For the more radical and ideologically motivated Paul supporters — the 'Paulbots' and 'Paulistas' — who are all over the Internet spreading the most controversial subset of the more general Ron Paul message, there may also be hope of a homecoming. Many of them seem to be inspired by the rhetoric of the John Birch Society, and while some of his more reasonable supporters became disillusioned when Paul's Bircher connections came out and he announced that he was speaking at the JBS convention this fall, they celebrated it. The good news for them is that Chuck Baldwin, the candidate of the ultra-religious Constitution Party, will be joining Ron Paul as a speaker at the JBS convention and seems to embrace their values. The response from Paul's more extreme followers who find the socially progressive aspects of libertarianism unappealing, has been very positive towards Baldwin and his party. This may be the place where the most vocal and most extreme of Paul's supporters find a comfortable home.
Ultimately I suspect that the more reasonable and practical of Paul's supporters may decide to stick with the Republican Party for the long haul, thinking beyond just the McCain candidacy in 2008. Daniel McCarthy lays out a very convincing plan for the future of the movement in an article in The American Conservative, and I suspect he expresses the viewpoint of a lot of Paul supporters who may have been Republicans or Republican leaning independents before this campaign. They'd like to stick with the party and continue to support local liberty-oriented candidates and move the party as a whole in a more positive direction as a long-term project. The great difficulty for them is going to be separating the movement from its titular leader. While they are right that many of Paul's ideas need to be preserved and promoted, before they can really accomplish anything they need to accept the reality that Paul himself is too tainted, too unappealing, and too old to continue to be their spearhead. They need to look for a younger, more practical, and more marketable candidate with principles in common with Paul, someone like Governor Mark Sanford of South Carolina. I imagine many of them will hold their noses and vote for McCain in the meantime, just to put up some resistance to the Democrats.

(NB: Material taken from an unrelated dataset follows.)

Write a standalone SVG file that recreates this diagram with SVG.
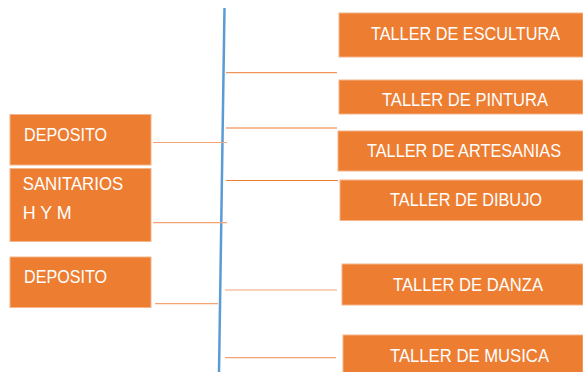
<svg xmlns="http://www.w3.org/2000/svg" width="583" height="372" viewBox="0 0 583 372">
<style>
.box{fill:#ED7D31;stroke:#F6B48A;stroke-width:1}
.t{fill:#FFFFFF;font-family:"Liberation Sans",Arial,sans-serif;font-size:18px}
.c{stroke:#ED7D31;stroke-width:1;fill:none}
.cl{stroke:#F4A472;stroke-width:1.2;fill:none}
</style>
<rect width="583" height="372" fill="#FFFFFF"/>
<g id="connectors">
<line x1="224.5" y1="8" x2="219" y2="372" stroke="#5B9BD5" stroke-width="2.5"/>
<line class="c" x1="226" y1="72.7" x2="337" y2="72.7"/>
<line class="c" x1="226" y1="128" x2="337" y2="128"/>
<line class="c" x1="226" y1="180.5" x2="338" y2="180.5"/>
<line class="cl" x1="225" y1="290" x2="337" y2="290"/>
<line class="cl" x1="225" y1="357.7" x2="336" y2="357.7"/>
<line class="cl" x1="153" y1="142.5" x2="227" y2="142.5"/>
<line class="cl" x1="153" y1="222.7" x2="227" y2="222.7"/>
<line class="cl" x1="155" y1="303.7" x2="218" y2="303.7"/>
</g>
<g id="escultura"><rect class="box" x="339" y="13" width="244" height="44"/><text class="t" x="371" y="40" textLength="189" lengthAdjust="spacingAndGlyphs">TALLER DE ESCULTURA</text></g>
<g id="pintura"><rect class="box" x="339" y="80" width="244" height="34"/><text class="t" x="382" y="106" textLength="166" lengthAdjust="spacingAndGlyphs">TALLER DE PINTURA</text></g>
<g id="artesanias"><rect class="box" x="338" y="131" width="245" height="40"/><text class="t" x="367" y="157" textLength="194" lengthAdjust="spacingAndGlyphs">TALLER DE ARTESANIAS</text></g>
<g id="dibujo"><rect class="box" x="340" y="180" width="243" height="40.5"/><text class="t" x="390" y="206" textLength="152" lengthAdjust="spacingAndGlyphs">TALLER DE DIBUJO</text></g>
<g id="danza"><rect class="box" x="342" y="264" width="241" height="41"/><text class="t" x="393" y="291" textLength="150" lengthAdjust="spacingAndGlyphs">TALLER DE DANZA</text></g>
<g id="musica"><rect class="box" x="343" y="335" width="240" height="40"/><text class="t" x="390" y="362" textLength="159" lengthAdjust="spacingAndGlyphs">TALLER DE MUSICA</text></g>
<g id="deposito1"><rect class="box" x="10" y="114.5" width="141" height="50.5"/><text class="t" x="24" y="141" textLength="83" lengthAdjust="spacingAndGlyphs">DEPOSITO</text></g>
<g id="sanitarios"><rect class="box" x="10" y="168.5" width="141" height="73"/><text class="t" x="22.7" y="189.5" textLength="100.5" lengthAdjust="spacingAndGlyphs">SANITARIOS</text><text class="t" x="22.7" y="218.5" textLength="49" lengthAdjust="spacingAndGlyphs">H Y M</text></g>
<g id="deposito2"><rect class="box" x="10" y="257" width="141" height="50.5"/><text class="t" x="24" y="283" textLength="83" lengthAdjust="spacingAndGlyphs">DEPOSITO</text></g>
</svg>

I hope that the best of the Ron Paul movement will stick with the GOP and have a positive influence while the crazies and extremists go to places where they will be more welcome, like their parents' basements or the Constitution Party. The GOP could certainly use an influx of young, enthusiastic, and liberty-loving activists and I think party insiders will welcome them once they see that they are serious and not just refugees from the lunatic fringe.